The atmosphere at the start of the game was electric. Al Kaline threw out the first pitch. Hank Aaron presented the Hank Aaron awards to Buster Posey and Miguel Cabrera, and the crowd went nuts. Then, an unexpected surprise- Frank Robinson, who had won a triple crown in 1966, presented a "triple" crown to Cabrera. The crowd was chanting MVP, and towels were waving in a frenzy.

I won’t go into too much detail about what happened on the field, since Big Al has provided the most thorough analysis available anywhere. Suffice it to say that the mood of the crowd slowly but surely became more subdued as the game progressed. Having seen so many comebacks in baseball, and being down only two runs, I never gave up hope.

The Giants let some air out of the balloons early, scoring a pair of runs on a leadoff walk, a triple by a mediocre hitter, and a bloop two out single. This as the Tigers squandered one chance after another, after another. We’d seen this script so many times during the season, always followed by a post game presser where Jim Leyland or the analysts say "you just gotta tip your hat" to the opponents. Sorry, but I’m all tipped out. Our team had their chances and didn’t have the patience to execute.

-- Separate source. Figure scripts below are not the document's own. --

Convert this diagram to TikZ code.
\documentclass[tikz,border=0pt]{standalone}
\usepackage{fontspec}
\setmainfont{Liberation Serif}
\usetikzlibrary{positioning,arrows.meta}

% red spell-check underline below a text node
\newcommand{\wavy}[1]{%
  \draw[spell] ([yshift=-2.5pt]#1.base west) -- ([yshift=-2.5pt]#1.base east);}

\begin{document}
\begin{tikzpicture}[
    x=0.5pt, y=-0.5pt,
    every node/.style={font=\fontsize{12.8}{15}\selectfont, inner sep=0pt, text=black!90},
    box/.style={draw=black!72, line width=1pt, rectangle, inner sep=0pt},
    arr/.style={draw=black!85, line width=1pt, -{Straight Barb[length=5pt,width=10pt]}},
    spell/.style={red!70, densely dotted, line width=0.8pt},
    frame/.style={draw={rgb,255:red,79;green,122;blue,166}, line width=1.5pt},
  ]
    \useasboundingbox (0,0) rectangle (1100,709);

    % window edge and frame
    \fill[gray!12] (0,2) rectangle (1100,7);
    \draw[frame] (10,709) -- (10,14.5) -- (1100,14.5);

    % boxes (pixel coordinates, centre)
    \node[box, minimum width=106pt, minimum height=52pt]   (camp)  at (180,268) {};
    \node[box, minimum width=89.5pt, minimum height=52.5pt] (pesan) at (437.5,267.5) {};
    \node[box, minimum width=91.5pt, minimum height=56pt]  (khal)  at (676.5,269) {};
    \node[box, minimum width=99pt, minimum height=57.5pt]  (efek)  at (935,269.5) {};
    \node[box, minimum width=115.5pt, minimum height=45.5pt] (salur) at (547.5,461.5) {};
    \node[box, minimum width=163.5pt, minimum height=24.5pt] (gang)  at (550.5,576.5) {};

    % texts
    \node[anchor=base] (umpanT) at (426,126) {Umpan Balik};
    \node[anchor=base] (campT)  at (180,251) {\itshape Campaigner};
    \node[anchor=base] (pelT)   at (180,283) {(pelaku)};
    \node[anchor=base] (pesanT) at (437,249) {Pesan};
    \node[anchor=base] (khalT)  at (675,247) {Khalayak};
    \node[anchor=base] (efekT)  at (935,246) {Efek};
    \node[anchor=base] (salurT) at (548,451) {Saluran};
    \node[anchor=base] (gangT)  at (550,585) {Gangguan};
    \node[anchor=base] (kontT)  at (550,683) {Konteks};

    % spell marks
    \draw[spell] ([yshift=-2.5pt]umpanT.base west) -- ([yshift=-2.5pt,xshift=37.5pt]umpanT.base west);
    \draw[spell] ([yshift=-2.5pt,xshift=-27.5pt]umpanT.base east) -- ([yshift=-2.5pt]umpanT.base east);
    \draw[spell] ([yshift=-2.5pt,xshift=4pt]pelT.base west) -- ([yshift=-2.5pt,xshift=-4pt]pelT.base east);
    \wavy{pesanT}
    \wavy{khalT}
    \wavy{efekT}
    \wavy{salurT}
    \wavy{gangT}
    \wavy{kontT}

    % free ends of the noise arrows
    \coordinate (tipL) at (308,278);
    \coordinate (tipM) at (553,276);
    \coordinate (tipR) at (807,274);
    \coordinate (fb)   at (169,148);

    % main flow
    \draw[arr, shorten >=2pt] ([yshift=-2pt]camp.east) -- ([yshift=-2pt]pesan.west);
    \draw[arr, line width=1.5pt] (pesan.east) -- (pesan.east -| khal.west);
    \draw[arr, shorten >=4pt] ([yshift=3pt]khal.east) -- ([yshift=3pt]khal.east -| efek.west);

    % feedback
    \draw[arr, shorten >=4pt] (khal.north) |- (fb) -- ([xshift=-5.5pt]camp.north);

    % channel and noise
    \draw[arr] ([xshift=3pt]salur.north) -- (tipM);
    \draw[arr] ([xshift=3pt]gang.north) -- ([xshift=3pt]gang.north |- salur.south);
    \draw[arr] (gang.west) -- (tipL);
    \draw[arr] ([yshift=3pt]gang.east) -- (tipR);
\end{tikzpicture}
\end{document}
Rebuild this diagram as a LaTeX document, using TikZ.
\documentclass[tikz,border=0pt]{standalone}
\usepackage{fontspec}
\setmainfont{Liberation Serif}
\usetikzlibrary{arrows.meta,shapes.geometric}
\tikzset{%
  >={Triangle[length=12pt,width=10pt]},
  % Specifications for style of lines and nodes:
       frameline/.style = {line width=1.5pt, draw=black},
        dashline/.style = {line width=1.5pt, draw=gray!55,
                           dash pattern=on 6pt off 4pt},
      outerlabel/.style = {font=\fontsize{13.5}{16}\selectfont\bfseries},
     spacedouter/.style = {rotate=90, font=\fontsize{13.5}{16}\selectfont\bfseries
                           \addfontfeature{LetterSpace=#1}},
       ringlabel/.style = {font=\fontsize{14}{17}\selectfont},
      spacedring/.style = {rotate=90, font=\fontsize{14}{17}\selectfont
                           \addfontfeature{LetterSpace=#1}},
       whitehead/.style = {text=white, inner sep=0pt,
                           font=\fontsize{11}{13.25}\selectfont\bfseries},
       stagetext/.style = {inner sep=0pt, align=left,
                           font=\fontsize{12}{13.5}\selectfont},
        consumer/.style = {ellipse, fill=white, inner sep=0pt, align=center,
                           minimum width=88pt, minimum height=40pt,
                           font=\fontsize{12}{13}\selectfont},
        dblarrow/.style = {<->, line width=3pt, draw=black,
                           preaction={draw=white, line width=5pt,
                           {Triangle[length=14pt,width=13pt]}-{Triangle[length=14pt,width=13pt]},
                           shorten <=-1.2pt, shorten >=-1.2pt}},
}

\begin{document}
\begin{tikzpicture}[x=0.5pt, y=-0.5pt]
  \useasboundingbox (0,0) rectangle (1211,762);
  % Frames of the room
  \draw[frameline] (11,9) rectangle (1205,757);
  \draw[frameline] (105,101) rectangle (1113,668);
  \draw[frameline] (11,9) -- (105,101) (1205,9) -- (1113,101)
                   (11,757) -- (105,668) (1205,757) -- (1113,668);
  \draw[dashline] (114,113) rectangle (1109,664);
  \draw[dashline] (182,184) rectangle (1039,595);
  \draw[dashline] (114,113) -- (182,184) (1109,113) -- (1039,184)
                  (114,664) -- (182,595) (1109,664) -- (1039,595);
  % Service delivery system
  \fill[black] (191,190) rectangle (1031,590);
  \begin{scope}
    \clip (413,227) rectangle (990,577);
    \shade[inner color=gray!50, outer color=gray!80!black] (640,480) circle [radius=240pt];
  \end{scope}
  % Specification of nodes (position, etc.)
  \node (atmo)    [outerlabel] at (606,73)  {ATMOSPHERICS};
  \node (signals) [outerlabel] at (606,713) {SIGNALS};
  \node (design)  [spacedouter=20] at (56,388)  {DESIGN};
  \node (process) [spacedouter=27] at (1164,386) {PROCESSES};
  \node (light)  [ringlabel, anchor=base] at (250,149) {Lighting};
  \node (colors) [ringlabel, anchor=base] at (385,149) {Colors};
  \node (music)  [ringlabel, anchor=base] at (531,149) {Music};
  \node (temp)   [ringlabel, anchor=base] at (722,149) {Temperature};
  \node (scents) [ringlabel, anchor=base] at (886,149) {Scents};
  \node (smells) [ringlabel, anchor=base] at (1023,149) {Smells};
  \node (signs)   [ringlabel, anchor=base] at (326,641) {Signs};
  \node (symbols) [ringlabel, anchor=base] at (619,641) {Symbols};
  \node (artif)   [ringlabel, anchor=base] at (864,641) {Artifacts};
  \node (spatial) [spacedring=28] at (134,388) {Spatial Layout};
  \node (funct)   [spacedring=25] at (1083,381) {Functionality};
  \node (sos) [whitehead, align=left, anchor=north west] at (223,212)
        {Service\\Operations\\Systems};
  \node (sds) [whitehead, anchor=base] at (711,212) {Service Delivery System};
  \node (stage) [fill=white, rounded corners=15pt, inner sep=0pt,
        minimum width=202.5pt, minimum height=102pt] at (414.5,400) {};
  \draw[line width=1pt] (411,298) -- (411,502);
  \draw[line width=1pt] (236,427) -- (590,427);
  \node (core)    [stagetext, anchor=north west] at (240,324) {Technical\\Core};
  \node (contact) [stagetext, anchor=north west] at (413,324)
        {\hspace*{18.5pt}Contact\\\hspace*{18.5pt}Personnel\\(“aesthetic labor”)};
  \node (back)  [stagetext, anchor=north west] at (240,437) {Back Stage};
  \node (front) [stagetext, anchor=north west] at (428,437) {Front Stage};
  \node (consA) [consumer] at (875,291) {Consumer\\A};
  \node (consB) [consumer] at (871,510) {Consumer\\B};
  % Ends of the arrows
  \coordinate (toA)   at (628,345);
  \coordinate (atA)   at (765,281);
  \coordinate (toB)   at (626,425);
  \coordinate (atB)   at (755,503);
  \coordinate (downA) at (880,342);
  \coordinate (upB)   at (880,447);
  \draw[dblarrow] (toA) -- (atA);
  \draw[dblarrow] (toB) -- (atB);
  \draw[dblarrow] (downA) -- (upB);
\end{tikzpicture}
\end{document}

I realize that we’re up against it now. No team has ever come back from being down three games to none in a World Series. In fact, 20 of the 23 teams that have been in this position have been swept. But we’re still alive, we’ve got tickets, seats in Section 218 this time, and we’re going back to see if Max Scherzer can hand the baton to Verlander for another game. As long as the Tigers are in the World Series, I’ll be there.